Screen scraping is when one company takes information from
another's website by automatically filling in forms and harvesting
the results. Some travel companies scrape airline sites to offer
their customers flights.
The practice is common amongst aggregators in the personal
finance and travel industries and many companies welcome the extra
business aggregators' scraping brings, but Ryanair vehemently
opposes the practice. It has just begun a court case in Dublin
against an operator it accuses of scraping its site.
Ryanair told OUT-LAW.COM that the Hamburg court has issued an
injunction preventing Vtours from conducting scraping.
"This order effectively prevents Vtours GmBH from unlawfully
accessing Ryanair’s website, and presenting Ryanair’s flights and
timetables for sale to Vtours GmBH customers," said a Ryanair
statement.
Ryanair's terms and conditions forbid commercial use of
information from its website, and it counts screen scraping as
commercial use.
The company said that scraping is infringement of its copyright
and terms of use, and outlined other problems it has with the
practice.
"Many of these screen-scrapers charge consumers a handling fee
for their non existent service of showing them Ryanair’s lowest
prices … fail to provide passengers with Ryanair’s terms and
conditions of travel …[and] do not pass on Ryanair email messages
about flight changes, delays or policy changes," the statement
said.
"Ryanair believes these screen-scrapers are nothing more than
video or software pirates and we will continue to campaign across
Europe for legislation to prohibit this unlawful screen-scraping
and this breach of copyright laws, which will prevent these
profiteering middlemen from engaging in the mis-selling of
Ryanair’s flights and information," said Ryanair's Michael
Cawley.
"It is simply unacceptable that consumers are being misled by
these screen-scrapers into paying 'handling charges' for Ryanair’s
flights when they can purchase the same flights with no handling
charge on www.ryanair.com," said Cawley. "We remain deeply
concerned at the failure of many of these screen-scrapers to
properly communicate Ryanair’s terms and conditions, our policies
or up to date flight changes and flight information, to customers
who mistakenly believe that they have made bookings directly with
Ryanair."
Ryanair this week began a case in the Irish courts against
Bravofly accusing it of screen scraping its site, which it said
breaks laws on trade marks, copyright and amounts to 'passing
off'.
Struan Robertson, a technology lawyer with Pinsent Masons and
editor of OUT-LAW.COM, said that the argument about breaching
Ryanair's terms and conditions is a weaker one than asserting
infringement of copyright or database rights.

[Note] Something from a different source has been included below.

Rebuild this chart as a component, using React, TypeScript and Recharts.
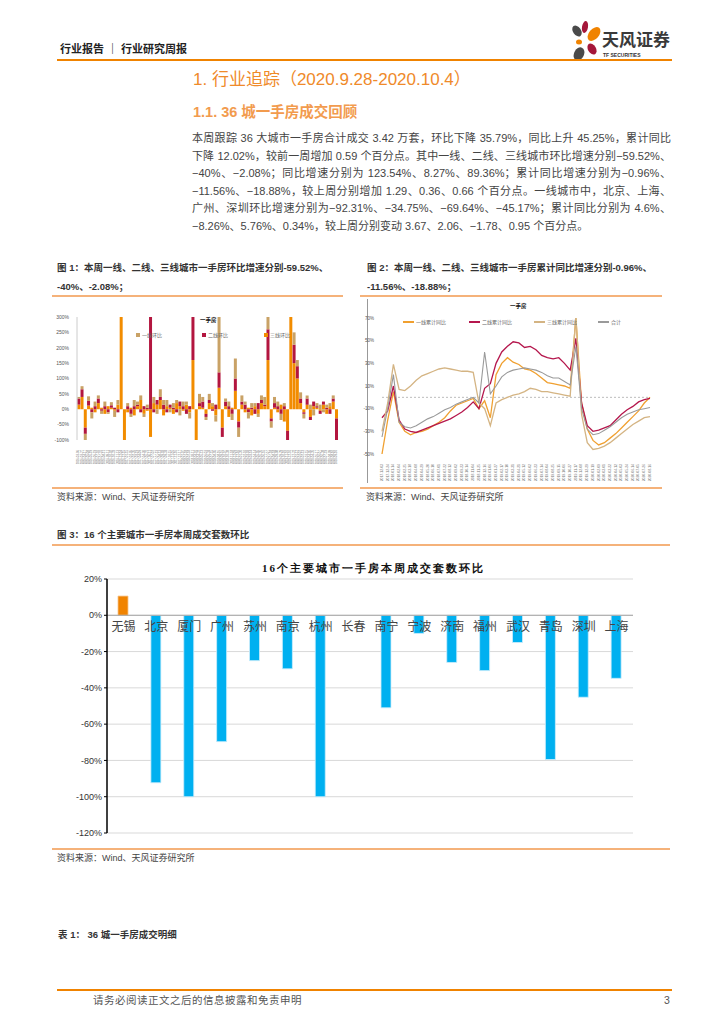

"The site that is being scraped might say that its terms and
conditions forbid any form of scraping. The site that is doing the
scraping might counter that those terms and conditions do not count
because they are not incorporated into any contract between the
parties," he said. "It may be a fair argument if those terms of use
are just an optional link like they are on Ryanair's website."
"Arguing infringement of database rights might be a more
powerful argument," he said. "Websites can fit the definition of a
database in these rules, which apply across Europe, though
there is some uncertainty about the extent of the rights."